When people are discussing a matter and are allowed to make up facts, their incorrect statements are given time to "sink in" with the listener. It's not rocket-science, but the words of the original speaker are heard and understood. When someone like me chimes in after the fact (as demanded by the listener - "Let her talk!"), human nature will balance both as equals, weighing the information with a bias - "I prefer to hear from her and not you." Except, when facts are wrong, the listener is allowing falsehoods to be balanced with actual facts - making the actual facts subject to prejudices and biases. And that is what is happening in our society today. Instead of hearing the actual facts, we hear voices and allow them to share in importance - rendering the truth secondary status to some form or "sensitivity" or inclination towards the one speaking - even if they are very, very wrong.

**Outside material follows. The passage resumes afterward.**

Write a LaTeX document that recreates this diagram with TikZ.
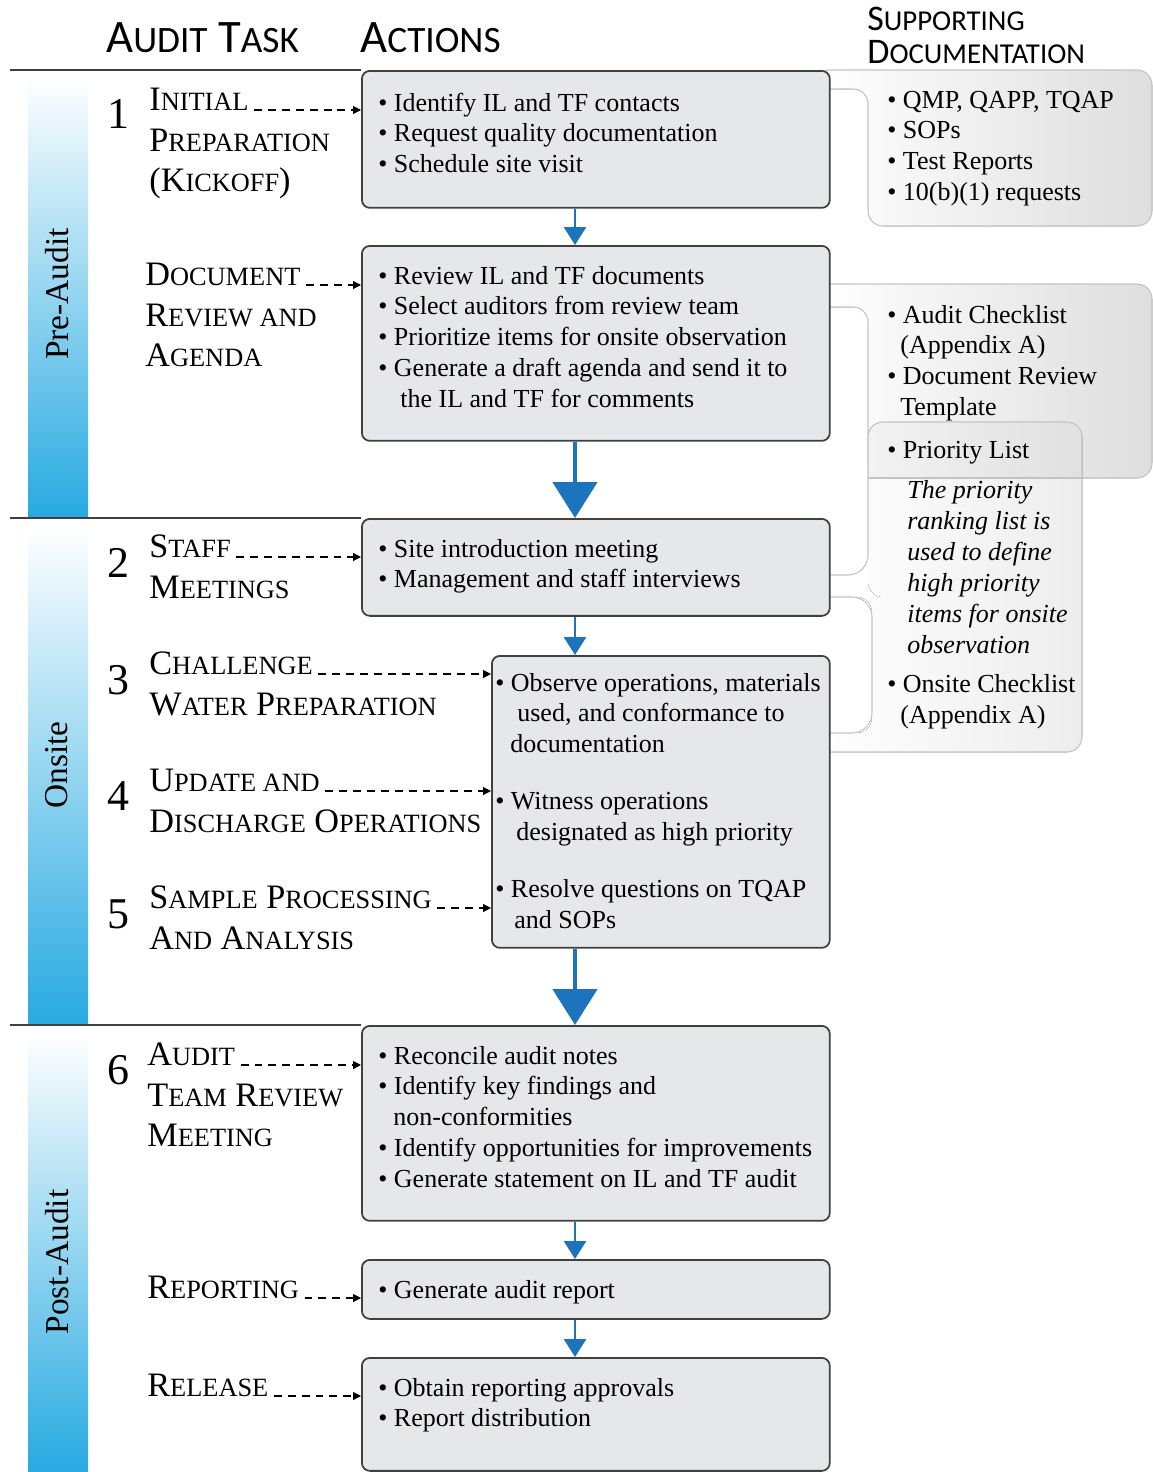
\documentclass[tikz,border=0pt]{standalone}
\usepackage{fontspec}
\setmainfont{Liberation Serif}
\newfontfamily\hdfont{Carlito}
\usetikzlibrary{arrows.meta}

\definecolor{boxfill}{RGB}{230,231,232}
\definecolor{boxline}{RGB}{64,64,64}
\definecolor{flowblue}{RGB}{28,117,188}
\definecolor{barblue}{RGB}{39,170,225}
\definecolor{docedge}{RGB}{195,195,195}
\definecolor{docgrey}{RGB}{222,222,222}

\newcommand\bodyfont{\fontsize{14.8pt}{17.6pt}\selectfont}
\newcommand\lblfont{\fontsize{19.5pt}{23.3pt}\selectfont}
\newcommand\tasksc[1]{{\fontsize{15pt}{23.3pt}\selectfont #1}}
\newcommand\hdbig{\hdfont\fontsize{26.5pt}{30pt}\selectfont}
\newcommand\hdsc[1]{{\fontsize{21.2pt}{30pt}\selectfont #1}}
\newcommand\hdmid{\hdfont\fontsize{20.5pt}{24pt}\selectfont}
\newcommand\supsc[1]{{\fontsize{16.4pt}{24pt}\selectfont #1}}

\tikzset{
  actbox/.style={draw=boxline, fill=boxfill, line width=1pt, rounded corners=0.16cm,
    anchor=north west, inner sep=0pt, minimum width=9.36cm},
  acttext/.style={anchor=base west, inner sep=0pt, font=\bodyfont},
  tasklbl/.style={anchor=base west, inner sep=0pt, font=\lblfont},
  tasknum/.style={anchor=base west, inner sep=0pt, font=\fontsize{25pt}{25pt}\selectfont},
  hdlbl/.style={anchor=base west, inner sep=0pt},
  dasharr/.style={dash pattern=on 4.5pt off 3.4pt, line width=0.6pt,
    -{Triangle[length=4.5pt,width=4.5pt]}, shorten <=3pt},
  thinflow/.style={draw=flowblue, line width=1.6pt, -{Triangle[length=0.36cm,width=0.44cm]}},
  thickflow/.style={draw=flowblue, line width=2.8pt, -{Triangle[length=0.72cm,width=0.88cm]}},
  phasebar/.style={top color=white, bottom color=barblue},
  phaselbl/.style={rotate=90, font=\fontsize{19pt}{19pt}\selectfont},
  sepline/.style={draw=boxline, line width=1pt},
  docbox/.style={left color=white, right color=docgrey, draw=docedge, line width=0.6pt, rounded corners=0.3cm},
  docpale/.style={left color=white, right color=gray!14, rounded corners=0.3cm},
  docover/.style={left color=gray!10, right color=gray!24},
  bracketline/.style={draw=docedge, line width=0.6pt, rounded corners=0.4cm}
}

\begin{document}
\begin{tikzpicture}[x=0.02cm, y=-0.02cm]
  \useasboundingbox (0,0) rectangle (1153,1472);

  % phases
  \shade[phasebar] (28,75) rectangle (88,518);
  \shade[phasebar] (28,525) rectangle (88,1025);
  \shade[phasebar] (28,1032) rectangle (88,1472);
  \node[phaselbl] (pre) at (57,294) {Pre-Audit};
  \node[phaselbl] (ons) at (57,765) {Onsite};
  \node[phaselbl] (post) at (57,1262) {Post-Audit};

  % headers
  \node[hdlbl, font=\hdbig] (htask) at (106,52) {A\hdsc{UDIT} T\hdsc{ASK}};
  \node[hdlbl, font=\hdbig] (hact) at (360,52) {A\hdsc{CTIONS}};
  \node[hdlbl, font=\hdmid] (hsup) at (867,30) {S\supsc{UPPORTING}};
  \node[hdlbl, font=\hdmid] (hdoc) at (867,63) {D\supsc{OCUMENTATION}};

  % supporting documentation
  \filldraw[docbox] (815,70) -- (1152,70) -- (1152,226) -- (868,226) -- (868,89) -- (815,89) -- cycle;
  \filldraw[docbox] (815,284) -- (1152,284) -- (1152,478) -- (868,478) -- (868,307) -- (815,307) -- cycle;
  \fill[docpale] (868,422) -- (1082,422) -- (1082,752) -- (815,752) -- (815,733) -- (872,733)
    -- (872,597) -- (868,597) -- cycle;
  \begin{scope}
    \clip (868,422) rectangle (1082,478);
    \fill[docover, rounded corners=0.3cm] (868,422) rectangle (1082,752);
  \end{scope}
  \draw[draw=docedge, line width=0.6pt] (868,478) -- (1082,478);
  \draw[bracketline] (868,470) -- (868,575) -- (815,575);
  \draw[bracketline, rounded corners=0.3cm] (868,470) -- (868,422) -- (1082,422) -- (1082,752) -- (815,752);
  \draw[bracketline] (815,597) -- (872,597) -- (872,733) -- (815,733);

  % action boxes
  \node[actbox, minimum height=2.74cm] (b1) at (361,70) {};
  \node[actbox, minimum height=3.90cm] (b2) at (361,245) {};
  \node[actbox, minimum height=1.94cm] (b3) at (361,518) {};
  \node[actbox, minimum height=5.84cm, minimum width=6.76cm] (b4) at (491,655) {};
  \node[actbox, minimum height=3.90cm] (b5) at (361,1025) {};
  \node[actbox, minimum height=1.18cm] (b6) at (361,1259) {};
  \node[actbox, minimum height=2.26cm] (b7) at (361,1357) {};

  \draw[sepline] (10,70) -- (b1.north west);
  \draw[sepline] (10,518) -- (b3.north west);
  \draw[sepline] (10,1025) -- (b5.north west);

  \coordinate (ax) at (575,0);
  \draw[thinflow] (b1.south -| ax) -- (b2.north -| ax);
  \draw[thickflow] (b2.south -| ax) -- (b3.north -| ax);
  \draw[thinflow] (b3.south -| ax) -- (b4.north -| ax);
  \draw[thickflow] (b4.south -| ax) -- (b5.north -| ax);
  \draw[thinflow] (b5.south -| ax) -- (b6.north -| ax);
  \draw[thinflow] (b6.south -| ax) -- (b7.north -| ax);

  % action texts
  \node[acttext] (t1) at (378,111) {\parbox[t]{9cm}{\textbullet\ Identify IL and TF contacts\\
    \textbullet\ Request quality documentation\\ \textbullet\ Schedule site visit}};
  \node[acttext] (t2) at (378,284) {\parbox[t]{9cm}{\textbullet\ Review IL and TF documents\\
    \textbullet\ Select auditors from review team\\ \textbullet\ Prioritize items for onsite observation\\
    \textbullet\ Generate a draft agenda and send it to\\ \hspace*{0.44cm}the IL and TF for comments}};
  \node[acttext] (t3) at (378,557) {\parbox[t]{9cm}{\textbullet\ Site introduction meeting\\
    \textbullet\ Management and staff interviews}};
  \node[acttext] (t4) at (495,691) {\parbox[t]{6.6cm}{\textbullet\ Observe operations, materials\\
    \hspace*{0.44cm}used, and conformance to\\ \hspace*{0.3cm}documentation\\[0.52cm]
    \textbullet\ Witness operations\\ \hspace*{0.42cm}designated as high priority\\[0.52cm]
    \textbullet\ Resolve questions on TQAP\\ \hspace*{0.38cm}and SOPs}};
  \node[acttext] (t5) at (378,1064) {\parbox[t]{9cm}{\textbullet\ Reconcile audit notes\\
    \textbullet\ Identify key findings and\\ \hspace*{0.3cm}non-conformities\\
    \textbullet\ Identify opportunities for improvements\\ \textbullet\ Generate statement on IL and TF audit}};
  \node[acttext] (t6) at (378,1298) {\textbullet\ Generate audit report};
  \node[acttext] (t7) at (378,1396) {\parbox[t]{9cm}{\textbullet\ Obtain reporting approvals\\
    \textbullet\ Report distribution}};

  % supporting texts
  \node[acttext] (s1) at (887,108) {\parbox[t]{5.4cm}{\textbullet\ QMP, QAPP, TQAP\\ \textbullet\ SOPs\\
    \textbullet\ Test Reports\\ \textbullet\ 10(b)(1) requests}};
  \node[acttext] (s2) at (887,323) {\parbox[t]{5.4cm}{\textbullet\ Audit Checklist\\ \hspace*{0.26cm}(Appendix A)\\
    \textbullet\ Document Review\\ \hspace*{0.26cm}Template}};
  \node[acttext] (s3) at (887,458) {\parbox[t]{4.2cm}{\textbullet\ Priority List\\[0.2cm]
    \hspace*{0.4cm}\textit{The priority}\\ \hspace*{0.4cm}\textit{ranking list is}\\
    \hspace*{0.4cm}\textit{used to define}\\ \hspace*{0.4cm}\textit{high priority}\\
    \hspace*{0.4cm}\textit{items for onsite}\\ \hspace*{0.4cm}\textit{observation}\\[0.16cm]
    \textbullet\ Onsite Checklist\\ \hspace*{0.26cm}(Appendix A)}};

  % audit tasks
  \node[tasknum] (n1) at (107,128) {1};
  \node[tasklbl] (l1a) at (149,110) {I\tasksc{NITIAL}};
  \node[tasklbl] (l1b) at (149,151) {\parbox[t]{5cm}{P\tasksc{REPARATION}\\(K\tasksc{ICKOFF})}};
  \node[tasklbl] (l2a) at (145,285) {D\tasksc{OCUMENT}};
  \node[tasklbl] (l2b) at (145,326) {\parbox[t]{5cm}{R\tasksc{EVIEW AND}\\A\tasksc{GENDA}}};
  \node[tasknum] (n2) at (107,577) {2};
  \node[tasklbl] (l3a) at (149,557) {S\tasksc{TAFF}};
  \node[tasklbl] (l3b) at (149,598) {M\tasksc{EETINGS}};
  \node[tasknum] (n3) at (107,694) {3};
  \node[tasklbl] (l4a) at (149,674) {C\tasksc{HALLENGE}};
  \node[tasklbl] (l4b) at (149,715) {W\tasksc{ATER} P\tasksc{REPARATION}};
  \node[tasknum] (n4) at (107,810) {4};
  \node[tasklbl] (l5a) at (149,791) {U\tasksc{PDATE AND}};
  \node[tasklbl] (l5b) at (149,832) {D\tasksc{ISCHARGE} O\tasksc{PERATIONS}};
  \node[tasknum] (n5) at (107,928) {5};
  \node[tasklbl] (l6a) at (149,908) {S\tasksc{AMPLE} P\tasksc{ROCESSING}};
  \node[tasklbl] (l6b) at (149,949) {A\tasksc{ND} A\tasksc{NALYSIS}};
  \node[tasknum] (n6) at (107,1084) {6};
  \node[tasklbl] (l7a) at (147,1065) {A\tasksc{UDIT}};
  \node[tasklbl] (l7b) at (147,1106) {\parbox[t]{5cm}{T\tasksc{EAM} R\tasksc{EVIEW}\\M\tasksc{EETING}}};
  \node[tasklbl] (l8) at (147,1298) {R\tasksc{EPORTING}};
  \node[tasklbl] (l9) at (147,1396) {R\tasksc{ELEASE}};

  \foreach \l/\b in {l1a/b1, l2a/b2, l3a/b3, l4a/b4, l5a/b4, l6a/b4, l7a/b5, l8/b6, l9/b7}
    \draw[dasharr] (\l.base east) -- (\l.base east -| \b.west);
\end{tikzpicture}
\end{document}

So how did I respond? I tried to explain that my wife had misspoken, no matter her intent. By interrupting her, I was trying to make her statement accurate and credible. To the listener, the nature of my wife's statement was no longer important, but my interrupting was. And this is why so many still listen to Trump and Fox news. They don't care anymore if they are being mislead or lied to, they simply have decided that Trump is "their guy" and whatever he says (no matter how untrue), must be balanced with whatever anyone else says (even if they prove the lies being told by Trump and Fox). "Fair and Balanced" right? But it's wrong!
As Mark Twain once wrote; "Get your facts first, then you can distort them!" Facts are more important than the messengers that bring them to light. As a nation, open and honest discourse is what we need to get back to - and soon! (Side note, my wife totally agreed with me...it's always important to get the "story straight!"). Have a great week!